EXERCISE: Wherever the string "matplotlib" appears in a line, extract that line.
#####
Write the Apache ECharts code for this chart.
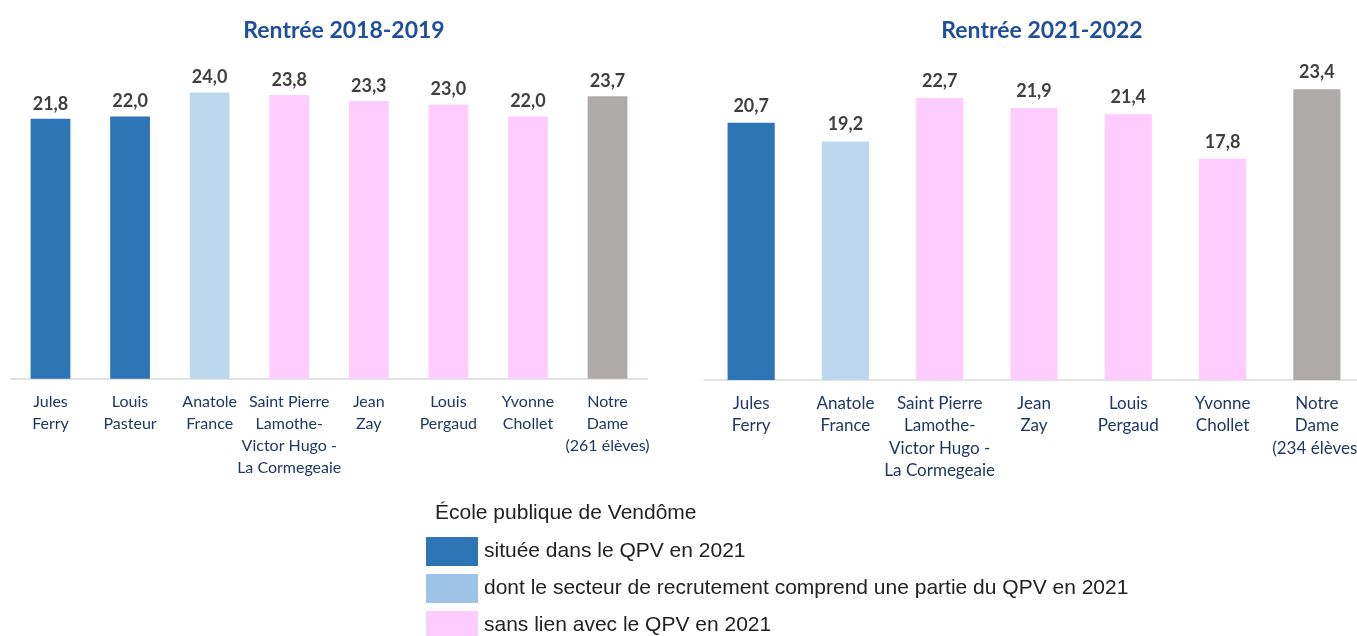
<!DOCTYPE html>
<html>
<head>
<meta charset="utf-8">
<script src="https://cdn.jsdelivr.net/npm/echarts@6/dist/echarts.min.js"></script>
<style>
  html, body { margin: 0; padding: 0; background: #fff; }
  #chart { width: 1357px; height: 636px; }
</style>
</head>
<body>
<div id="chart"></div>
<script>
// Rentrée 2018-2019
var cats2018 = ['Jules\nFerry', 'Louis\nPasteur', 'Anatole\nFrance', 'Saint Pierre\nLamothe-\nVictor Hugo -\nLa Cormegeaie', 'Jean\nZay', 'Louis\nPergaud', 'Yvonne\nChollet', 'Notre\nDame\n(261 élèves)'];
var vals2018 = [21.8, 22.0, 24.0, 23.8, 23.3, 23.0, 22.0, 23.7];
var groups2018 = ['qpv', 'qpv', 'partiel', 'sans', 'sans', 'sans', 'sans', 'prive'];

// Rentrée 2021-2022
var cats2021 = ['Jules\nFerry', 'Anatole\nFrance', 'Saint Pierre\nLamothe-\nVictor Hugo -\nLa Cormegeaie', 'Jean\nZay', 'Louis\nPergaud', 'Yvonne\nChollet', 'Notre\nDame\n(234 élèves)'];
var vals2021 = [20.7, 19.2, 22.7, 21.9, 21.4, 17.8, 23.4];
var groups2021 = ['qpv', 'partiel', 'sans', 'sans', 'sans', 'sans', 'prive'];

// légende
var legendTitle = 'École publique de Vendôme';
var legendItems = ['située dans le QPV en 2021', 'dont le secteur de recrutement comprend une partie du QPV en 2021', 'sans lien avec le QPV en 2021'];

// couleurs
var barColors = { qpv: '#2E75B6', partiel: '#BDD7EE', sans: '#FFCCFF', prive: '#AEAAAA' };
var legendColors = ['#2E75B6', '#9DC3E6', '#FFCCFF'];

var font = 'Lato, "Open Sans", sans-serif';
var legendFont = '21px "Liberation Sans", Arial, sans-serif';

function barData(vals, groups) {
    return vals.map(function (v, i) {
        return { value: v, itemStyle: { color: barColors[groups[i]] } };
    });
}

function xAxisOf(idx, cats, size, lh) {
    return {
        type: 'category',
        gridIndex: idx,
        data: cats,
        axisLine: { lineStyle: { color: '#D9D9D9', width: 1.5 } },
        axisTick: { length: 6, lineStyle: { color: '#D9D9D9', width: 1.5 } },
        axisLabel: {
            interval: 0,
            color: '#1F3864',
            fontFamily: font,
            fontSize: size,
            lineHeight: lh,
            margin: 12
        }
    };
}

function yAxisOf(idx) {
    return {
        type: 'value',
        gridIndex: idx,
        min: 0,
        max: 25,
        show: false,
        splitLine: { show: false }
    };
}

function seriesOf(idx, vals, groups, dist) {
    return {
        type: 'bar',
        xAxisIndex: idx,
        yAxisIndex: idx,
        barWidth: '50%',
        data: barData(vals, groups),
        label: {
            show: true,
            position: 'top',
            distance: dist,
            color: '#404040',
            fontFamily: font,
            fontWeight: 'bold',
            fontSize: 18,
            formatter: function (p) { return p.value.toFixed(1).replace('.', ','); }
        }
    };
}

// légende dessinée à la main
var graphics = [{
    type: 'text', x: 435, y: 513,
    style: { text: legendTitle, font: legendFont, fill: '#222', verticalAlign: 'middle' }
}];
legendItems.forEach(function (txt, i) {
    var y = 537 + i * 37;
    graphics.push({
        type: 'rect', shape: { x: 426, y: y, width: 52, height: 29 },
        style: { fill: legendColors[i] }
    });
    graphics.push({
        type: 'text', x: 484, y: y + 14,
        style: { text: txt, font: legendFont, fill: '#222', verticalAlign: 'middle' }
    });
});

var option = {
    animation: false,
    title: [
        { text: 'Rentrée 2018-2019', left: 339, top: 14, textAlign: 'center',
          textStyle: { color: '#1F4E9A', fontFamily: font, fontWeight: 'bold', fontSize: 23 } },
        { text: 'Rentrée 2021-2022', left: 1037, top: 14, textAlign: 'center',
          textStyle: { color: '#1F4E9A', fontFamily: font, fontWeight: 'bold', fontSize: 23 } }
    ],
    grid: [
        { left: 10.7, width: 636.6, top: 80.7, height: 298, outerBoundsMode: 'none' },
        { left: 704, width: 660, top: 69.4, height: 310.6, outerBoundsMode: 'none' }
    ],
    xAxis: [xAxisOf(0, cats2018, 16, 22), xAxisOf(1, cats2021, 17, 22.5)],
    yAxis: [yAxisOf(0), yAxisOf(1)],
    series: [seriesOf(0, vals2018, groups2018, 6), seriesOf(1, vals2021, groups2021, 8)],
    graphic: graphics
};

var chart = echarts.init(document.getElementById('chart'));
chart.setOption(option);
</script>
</body>
</html>
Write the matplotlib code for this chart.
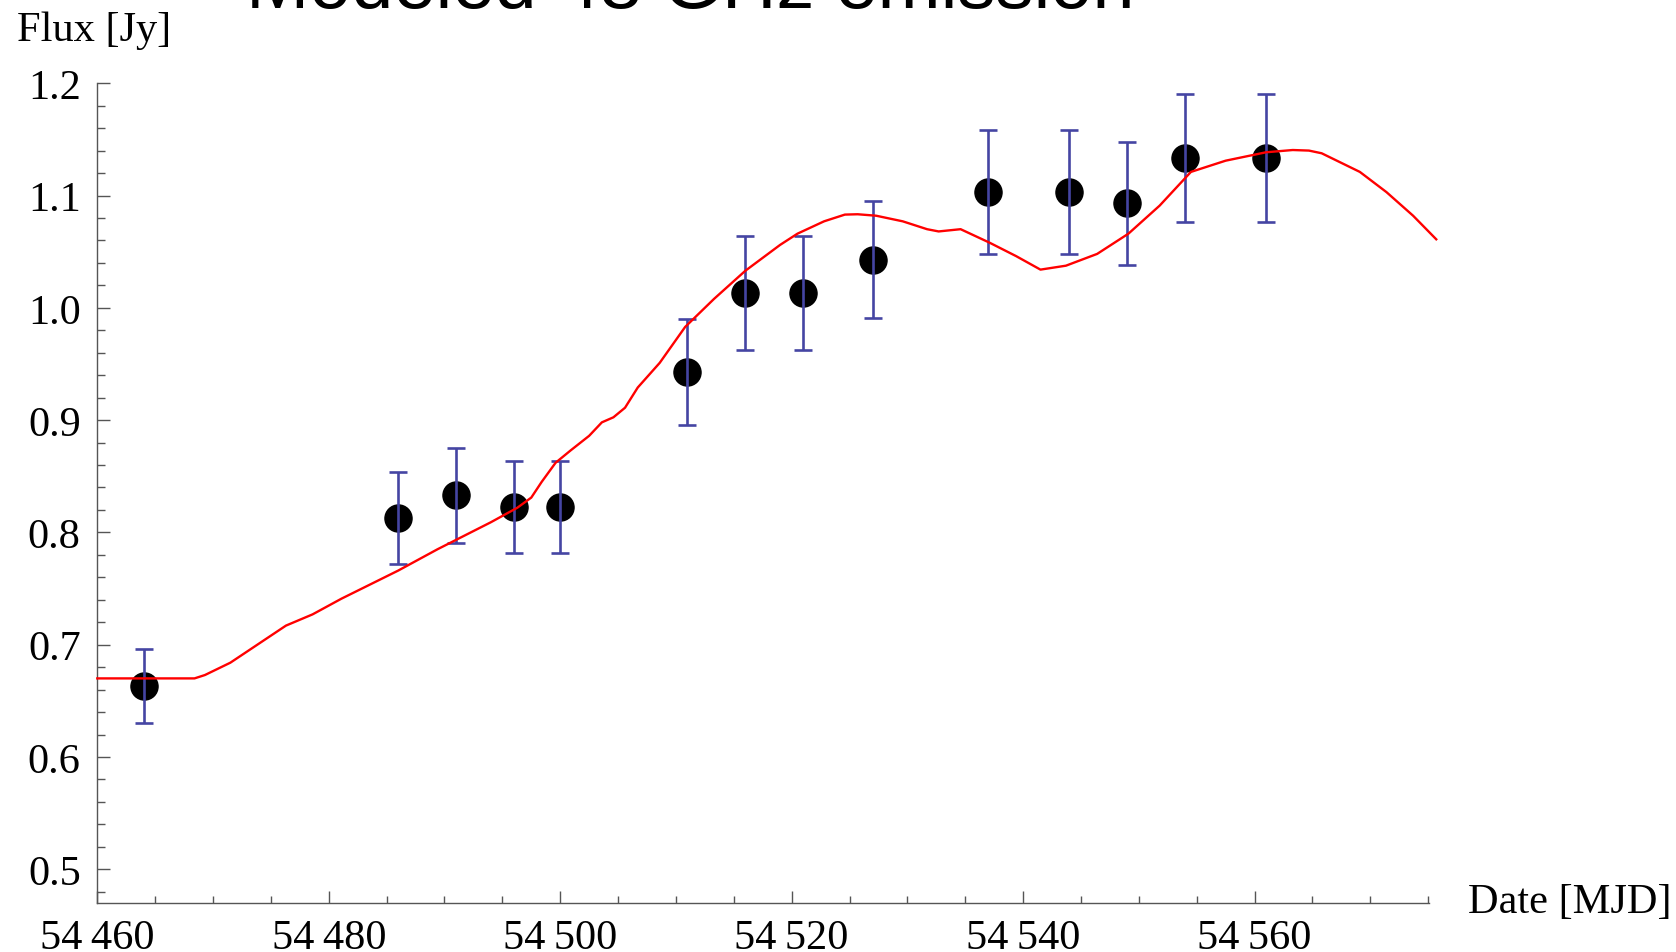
import matplotlib
matplotlib.use("Agg")
import matplotlib.pyplot as plt
from matplotlib.ticker import MultipleLocator, FuncFormatter

# Observed data
obs_date = [54464, 54486, 54491, 54496, 54500, 54511, 54516, 54521, 54527,
            54537, 54544, 54549, 54554, 54561]
obs_flux = [0.663, 0.813, 0.833, 0.823, 0.823, 0.943, 1.013, 1.013, 1.043,
            1.103, 1.103, 1.093, 1.133, 1.133]
obs_err = [0.033, 0.041, 0.042, 0.041, 0.041, 0.047, 0.051, 0.051, 0.052,
           0.055, 0.055, 0.055, 0.057, 0.057]

# Model curve
model_date = [54460.0, 54468.4, 54469.3, 54471.5, 54476.3, 54478.6, 54481.1,
              54486.0, 54489.4, 54494.0, 54496.3, 54497.5, 54498.4, 54499.6,
              54500.9, 54502.5, 54503.6, 54504.6, 54505.6, 54506.7, 54508.6,
              54510.8, 54513.3, 54516.0, 54519.0, 54520.5, 54522.8, 54524.6,
              54525.7, 54527.3, 54529.6, 54531.7, 54532.7, 54534.6, 54537.1,
              54539.4, 54541.5, 54543.7, 54546.4, 54549.1, 54551.8, 54554.5,
              54557.5, 54561.0, 54563.3, 54564.7, 54565.8, 54569.1, 54571.4,
              54573.7, 54575.7]
model_flux = [0.670, 0.670, 0.673, 0.684, 0.717, 0.727, 0.741,
              0.766, 0.785, 0.809, 0.822, 0.831, 0.845, 0.862,
              0.873, 0.886, 0.898, 0.9025, 0.911, 0.929, 0.951,
              0.983, 1.008, 1.033, 1.056, 1.066, 1.077, 1.083,
              1.0833, 1.082, 1.077, 1.070, 1.068, 1.070, 1.058,
              1.046, 1.034, 1.0375, 1.048, 1.066, 1.091, 1.121,
              1.131, 1.1385, 1.1405, 1.140, 1.1376, 1.121, 1.103,
              1.082, 1.061]

title_text = "Modeled 43 GHz emission"
ylabel_text = "Flux [Jy]"
xlabel_text = "Date [MJD]"

serif = ["Liberation Serif", "DejaVu Serif"]
FS = 30.5

fig = plt.figure(figsize=(16.76, 9.53), dpi=100)
W, H = 1676, 953
ax = fig.add_axes([97.3 / W, 1 - 904 / H, (1429.3 - 97.3) / W, (904 - 84.2) / H])

ax.plot(obs_date, obs_flux, 'o', color='black', markersize=19.5, zorder=2)
ax.errorbar(obs_date, obs_flux, yerr=obs_err, fmt='none', ecolor='#4545a3',
            elinewidth=1.9, capsize=6.2, capthick=1.9, zorder=3)
ax.plot(model_date, model_flux, color='red', lw=1.7, zorder=4, clip_on=False)

ax.set_xlim(54460, 54575.1)
ax.set_ylim(0.47, 1.2)

for s in ['top', 'right']:
    ax.spines[s].set_visible(False)
for s in ['left', 'bottom']:
    ax.spines[s].set_color('#555555')
    ax.spines[s].set_linewidth(1.0)

ax.xaxis.set_major_locator(MultipleLocator(20))
ax.xaxis.set_minor_locator(MultipleLocator(5))
ax.yaxis.set_major_locator(MultipleLocator(0.1))
ax.yaxis.set_minor_locator(MultipleLocator(0.02))

def xfmt(v, pos):
    s = "%d" % round(v)
    return s[:2] + "\u2009" + s[2:]

ax.xaxis.set_major_formatter(FuncFormatter(xfmt))
ax.yaxis.set_major_formatter(FuncFormatter(lambda v, p: "%.1f" % v))

ax.tick_params(axis='both', which='both', direction='in', color='#555555', width=1.0)
ax.tick_params(axis='x', which='major', length=9, pad=11.5)
ax.tick_params(axis='x', which='minor', length=5)
ax.tick_params(axis='y', which='major', length=9, pad=12)
ax.tick_params(axis='y', which='minor', length=5.5)

for lab in ax.get_xticklabels() + ax.get_yticklabels():
    lab.set_family(serif)
    lab.set_fontsize(FS)

fig.text(17 / W, 1 - 41 / H, ylabel_text, family=serif, fontsize=FS,
         ha='left', va='baseline')
fig.text(1468 / W, 1 - 913 / H, xlabel_text, family=serif, fontsize=FS,
         ha='left', va='baseline')
fig.text(690 / W, 1 - 8 / H, title_text, family=["Liberation Sans", "DejaVu Sans"],
         fontsize=54.5, ha='center', va='baseline')

fig.savefig("out.png", dpi=100)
#####
THE RESPONSE:
Write the matplotlib code for this chart.
import matplotlib
matplotlib.use("Agg")
import matplotlib.pyplot as plt
from matplotlib.ticker import MultipleLocator, FuncFormatter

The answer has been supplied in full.